But this doesn't reflect the organisation of the music - jazz (at least at this point in history) is layered, the combined result of a number of improvising musicians working from the same basic template (a blues with a detour to minor in bars 2-3) but not always with total congruence and certainly not vertically conceived in one thought as classical music is (by a single composer).
And yet we treat it and analyse it as if it were, which is were we get 'the Phantasies of chord scale theory' as DB put it.
So, if I improvise using that sound I think 'Am on F' not Fmaj7; I might be aware theoretically that is a sub based on the third of the chord, but that is not how I am hearing it.
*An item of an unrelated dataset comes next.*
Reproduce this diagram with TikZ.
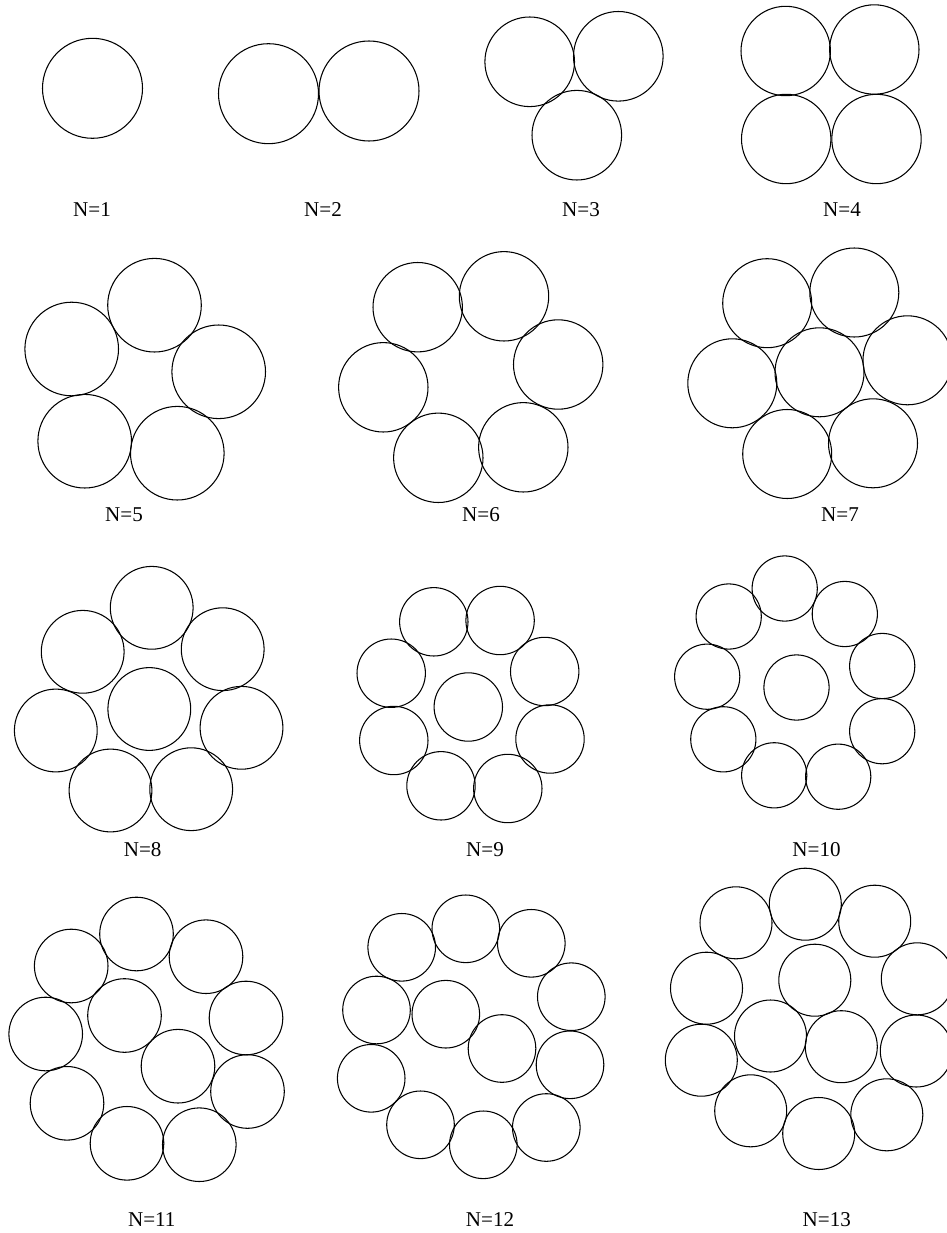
\documentclass[tikz,border=0pt]{standalone}
\usepackage{fontspec}
\setmainfont{Liberation Serif}
\usetikzlibrary{positioning}

\begin{document}
\begin{tikzpicture}[x=0.02cm, y=-0.02cm,
  disc/.style={draw=black, line width=0.6pt},
  caption/.style={anchor=base, inner sep=0pt, font=\fontsize{12}{14}\selectfont}
]
\useasboundingbox (0,0) rectangle (946,1233);
% row 1
\draw[disc] (92.5,88.3) circle[radius=50];
\foreach \cx/\cy in {268.5/93.7, 369/91}
  \draw[disc] (\cx,\cy) circle[radius=50];
\foreach \cx/\cy in {529.7/61.8, 618.3/56.3, 576.8/135.2}
  \draw[disc] (\cx,\cy) circle[radius=44.8];
\foreach \cx/\cy in {785.7/51, 874.3/49.5, 786.2/139, 876.5/139}
  \draw[disc] (\cx,\cy) circle[radius=44.7];
\node[caption] (capA) at (92,216.5) {N=1};
\node[caption] (capB) at (323,216.5) {N=2};
\node[caption] (capC) at (581,216.5) {N=3};
\node[caption] (capD) at (842,216.5) {N=4};
% row 2
\foreach \cx/\cy in {154.5/305.2, 71.7/349, 218.7/371.8, 84.7/441.2, 177.3/453.2}
  \draw[disc] (\cx,\cy) circle[radius=46.8];
\foreach \cx/\cy in {417.7/307.2, 504/296.3, 383.3/387.3, 558.2/364.5, 438.3/457.8, 523.3/447.3}
  \draw[disc] (\cx,\cy) circle[radius=44.7];
\foreach \cx/\cy in {767.2/303.2, 854.3/292.5, 732.3/383.3, 819.5/372.3,
                     907.5/360.3, 787.2/454, 873/443.3}
  \draw[disc] (\cx,\cy) circle[radius=44.5];
\node[caption] (capE) at (124,521.5) {N=5};
\node[caption] (capF) at (481,521.5) {N=6};
\node[caption] (capG) at (840,521.5) {N=7};
% row 3
\foreach \cx/\cy in {151.7/607.8, 82.7/651.8, 222.7/649.2, 149.3/709,
                     55.8/730.5, 241.5/727.8, 110.5/790.5, 191.2/789.2}
  \draw[disc] (\cx,\cy) circle[radius=41.4];
\foreach \cx/\cy in {433.8/621.8, 500.1/620.5, 391.2/673.2, 544.7/671.5, 468.3/707,
                     393.8/740.5, 550/739, 441/785.8, 507.8/788.5}
  \draw[disc] (\cx,\cy) circle[radius=34.2];
\foreach \cx/\cy in {784.7/588.5, 728.7/616.5, 844.8/614, 707.2/676.7, 882.2/666,
                     796.5/687.5, 723.3/739.3, 882.2/731.2, 774.2/775.3, 838.2/776.7}
  \draw[disc] (\cx,\cy) circle[radius=32.6];
\node[caption] (capH) at (142.7,856) {N=8};
\node[caption] (capI) at (485,856) {N=9};
\node[caption] (capJ) at (816.5,856) {N=10};
% row 4
\foreach \cx/\cy in {136.5/934, 71.2/966, 206/956.7, 124.5/1015.5, 45.7/1034, 246/1018,
                     178/1066.2, 67/1103.3, 247.5/1091.5, 127/1143.3, 199.3/1144.7}
  \draw[disc] (\cx,\cy) circle[radius=36.8];
\foreach \cx/\cy in {401.7/947.3, 465.8/928.8, 531.3/943.3, 376.5/1010, 445.8/1014.2,
                     571.3/996.7, 502/1048.5, 371.2/1078.3, 570/1064.8, 420.5/1124.8,
                     483.3/1144.8, 546.3/1127.5}
  \draw[disc] (\cx,\cy) circle[radius=33.8];
\foreach \cx/\cy in {805.3/904.2, 736/922.8, 874.7/921.2, 814.8/980.2, 706.5/988.2,
                     917.3/978.8, 770.5/1036, 841.3/1046.7, 701.3/1060.2, 916.3/1051,
                     750.7/1110.8, 818.7/1133.5, 886.8/1114.8}
  \draw[disc] (\cx,\cy) circle[radius=36];
\node[caption] (capK) at (151.8,1226.5) {N=11};
\node[caption] (capL) at (490,1226.5) {N=12};
\node[caption] (capM) at (826.8,1226.5) {N=13};
\end{tikzpicture}
\end{document}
Actually, as Jordan K demonstrated (this completely changed my life), when you hear it that way, the F becomes a dissonant tone, because you are hearing the Am as a superimposed tonic sound and that F is now dissonant in the Am context. Same sorts of crazy things with tritone subs etc (the 3rd on a 7#9b13 chord is dissonant for example). But we don't hear extended chords (even ones as mild as Fmaj7) from the root up, we hear them from the top down. Conventional western theory has this dead backwards because thats the way 18th and 19th century musicians heard them, but not us...
This example is as mild as you can get, but when you get into passing 'weak side' chords and so on that don't have any clear relationship harmonically, people can really get into the woods when they expect to see that. This creates all sorts problems further down the line...
What is Bird actually playing there harmonically, if we knew nothing about the chord symbols of Blues for Alice?
F Am | Em7 A7b9 | Dm (G9?) | Ebmaj7 F+ etc
on a basic template of
F | Em7 A7 | Dm G7 | Cm7 F7
or even
F | A7 | Dm | F7 |
As opposed to
F Fmaj7 | Em7 A7b9 | Dm7 G9 | Cm9 F7+
Which tells a lie about the process of the music IMO
If that makes any senseLast edited by Christian Miller; 11-06-2021 at 06:56 PM.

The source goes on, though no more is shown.